Roe apparently believes that the results of psi research, while indeed showing some inconsistencies, are basically replicable. To me, the most sobering consideration for a parapsychologist in regards to replicability is that, unlike every other area of inquiry that claims to be a science, parapsychology is the only one that lacks a ‘paradigm’ experiment. As Kuhn (1977) acknowledges, his original conception of paradigms referred to standard experiments that science textbooks provide students. Each area of science has its own set of standard experiments that serve as exemplars of the field. A standard experiment could be given as a laboratory assignment with the expectation that the students could replicate the original results.
Psychology, for example, has hundreds, even thousands, of such standard experiments. Every introductory psychology lab can assign the students paradigms in sensation, perception, memory, problem solving and other areas with the confidence that the students will replicate the original results. As just one illustration, consider Ebbinghaus’s classic experiment on the laws of forgetting. The student can conduct the experiment on herself or on another person and will obtain essentially the same lawful curve that Ebbinghaus reported in 1885.
As I pointed out, parapsychology does not have even one paradigm experiment. The problem is deeper than just the inability to consistently get significant departures from chance. The loose connection between theory and experimental results in parapsychology means that the constraints on how psi should manifest itself in the data are weak. Ultimately, the decision to claim that psi is present relies on a significant departure from chance.

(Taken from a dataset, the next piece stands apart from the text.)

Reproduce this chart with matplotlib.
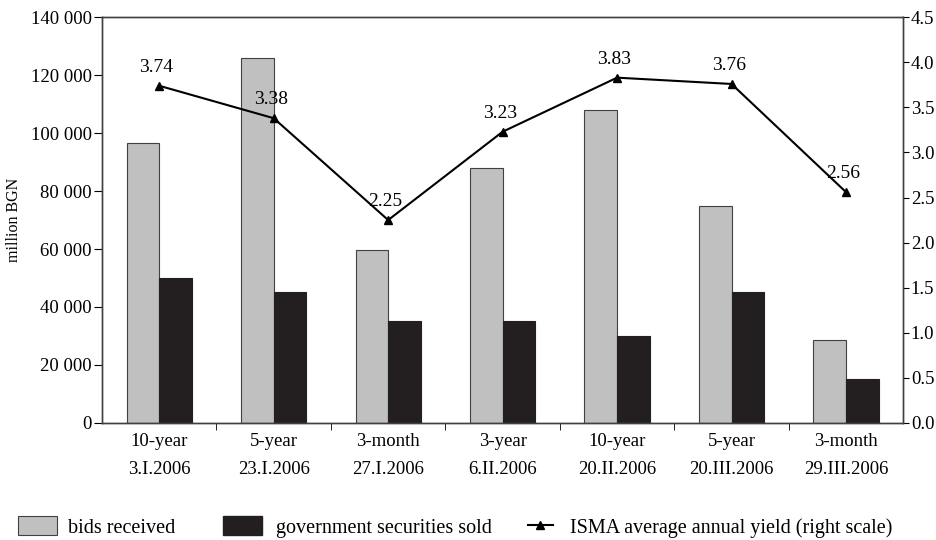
import matplotlib.pyplot as plt
import numpy as np
from matplotlib.lines import Line2D
from matplotlib.patches import Patch
from matplotlib.ticker import FuncFormatter, MultipleLocator

plt.rcParams["font.family"] = ["Liberation Serif", "DejaVu Serif"]
plt.rcParams["font.size"] = 13.5

# data
categories = [
    "10-year\n3.I.2006",
    "5-year\n23.I.2006",
    "3-month\n27.I.2006",
    "3-year\n6.II.2006",
    "10-year\n20.II.2006",
    "5-year\n20.III.2006",
    "3-month\n29.III.2006",
]
bids_received = [96500, 126000, 59700, 88000, 108000, 75000, 28500]
securities_sold = [50000, 45000, 35000, 35000, 30000, 45000, 15000]
isma_yield = [3.74, 3.38, 2.25, 3.23, 3.83, 3.76, 2.56]

gray = "#c0c0c0"
dark = "#231f20"

fig = plt.figure(figsize=(9.36, 5.4), dpi=100)
ax = fig.add_axes([0.109, 0.217, 0.856, 0.751])
ax2 = ax.twinx()

x = np.arange(len(categories))
w = 0.285
ax.bar(x - w / 2, bids_received, w, color=gray, edgecolor="#404040", linewidth=0.8)
ax.bar(x + w / 2, securities_sold, w, color=dark, edgecolor=dark, linewidth=0.8)

ax.set_xlim(-0.5, len(categories) - 0.5)
ax.set_ylim(0, 140000)
ax.yaxis.set_major_locator(MultipleLocator(20000))
ax.yaxis.set_major_formatter(FuncFormatter(lambda v, p: f"{int(v):,}".replace(",", " ")))
ax.set_ylabel("million BGN", fontsize=11.5)
ax.yaxis.set_label_coords(-0.1, 0.5)

# category labels centered, ticks on the group boundaries
ax.set_xticks(x)
ax.set_xticklabels(categories)
for lbl in ax.get_xticklabels():
    lbl.set_linespacing(1.9)
ax.tick_params(axis="x", length=0, pad=7)
ax.set_xticks(np.arange(0.5, len(categories) - 0.5), minor=True)
ax.tick_params(axis="x", which="minor", length=5, direction="out")
ax.tick_params(axis="y", length=6, pad=1.5, direction="out")

ax2.plot(x, isma_yield, color="black", linewidth=1.5, marker="^", markersize=6)
for xi, yi in zip(x, isma_yield):
    ax2.annotate(f"{yi:.2f}", (xi, yi), xytext=(-2, 7), textcoords="offset points",
                 ha="center", va="bottom", fontsize=14)
ax2.set_ylim(0, 4.5)
ax2.yaxis.set_major_locator(MultipleLocator(0.5))
ax2.yaxis.set_major_formatter(FuncFormatter(lambda v, p: f"{v:.1f}"))
ax2.tick_params(axis="y", length=4, pad=1.5, direction="out")

for a in (ax, ax2):
    for s in a.spines.values():
        s.set_color("#404040")
        s.set_linewidth(1.0)

legend_kw = dict(loc="center left", frameon=False, fontsize=14.5,
                 handleheight=1.05, borderpad=0, borderaxespad=0)
leg1 = fig.legend([Patch(facecolor=gray, edgecolor="#404040", linewidth=0.8)],
                  ["bids received"], bbox_to_anchor=(0.019, 0.024),
                  handlelength=1.95, handletextpad=0.55, **legend_kw)
leg2 = fig.legend([Patch(facecolor=dark, edgecolor=dark)],
                  ["government securities sold"], bbox_to_anchor=(0.238, 0.024),
                  handlelength=1.95, handletextpad=0.7, **legend_kw)
leg3 = fig.legend([Line2D([0], [0], color="black", linewidth=1.5, marker="^", markersize=6)],
                  ["ISMA average annual yield (right scale)"], bbox_to_anchor=(0.564, 0.024),
                  handlelength=1.25, handletextpad=0.85, **legend_kw)

fig.savefig("out.png", dpi=100)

Parapsychologists have no disciplined way to decide when psi is present and when it is not; nor do they have any principled way to decide whether an effect in experiment A is due to the same cause as the same sized effect in experiment B. This is equivalent to declaring that any outcome showing a drop in the proportion of recalled syllables over time is a successful replication of Ebbinghaus’s original experiment even if the resulting function clearly differs from the original curve.
Yet, parapsychologists often seem willing to claim a successful replication in cases where only a departure from chance occurs in the new experiment. (See the example I described wherein parapsychologists claimed that the autoganzfeld experiments successful replicated the original ganzfeld experiments.) Replication, in orthodox science, refers to reproducing a pattern of results not just an abstract ‘effect.’ Even given the loose concept of replication that parapsychologists often use, their results clearly do not replicate.